The Italian heiress has inspired a lot of his looks throughout his career so it is no surprise she showed up on the fall 2017 runway as well. The modern twists and adaptations he incorporated will allow for the design inspiration to show through but not be so dated. My personal favorite were the longer hourglass jackets that fit and flatter the figure and are a good piece to have in your wardrobe.
The textures, prints and colors look incredibly rich and luxurious, keeping perfect alignment and progression since Galliano repositioned itself as a premium and contemporary brand. The colors were very earthy toned choices of green velvet, brown astrakhan and black wool. The accentuated shapes thanks to the flair of the ‘40s influence were very flattering in some cases, but oddly placed in others where the sizing seemed adjusted for another silhouette.
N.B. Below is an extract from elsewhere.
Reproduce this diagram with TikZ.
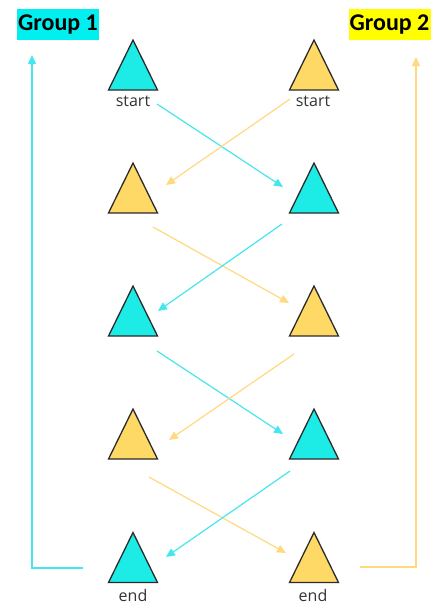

The ensemble pieces offered were various in number and featured a lot of incredible tailoring. Accessories were well noted and beautifully utilized in this collection as well, the punctuation that did well in the show. An unexpected showing of fringe and lame caught us off guard, as did a variety of other textures that were offered in the John Galliano fall 2017 ready-to-wear collection. In some cases, the silhouettes were jarring, just a bit to the left of the mark for flattering, but aesthetically they were interested to survey.
Beads, velvet and more adorned the collection in a very positive way – eye-catching details that your brain intended to clarify for you but could not. Being unsure of what to expect is not typically a problem, here from one look to another the fits, fabrics and colors were cohesive yet so different that it was delightful to see the next option stroll forward.
Where some looks were sleek, others were voluminous, where others were bright and flowing, others were dark and offered little to no movement, some options were chaste and others risqué. It was a well-rounded offering of designs that will certainly be an interesting set of options once offered to the public.
The shoes were simple offerings that worked well with the John Galliano fall 2017 ready-to-wear collection in a great array of colors, and the coats were delightful, especially the very full and textured option that closed out the show.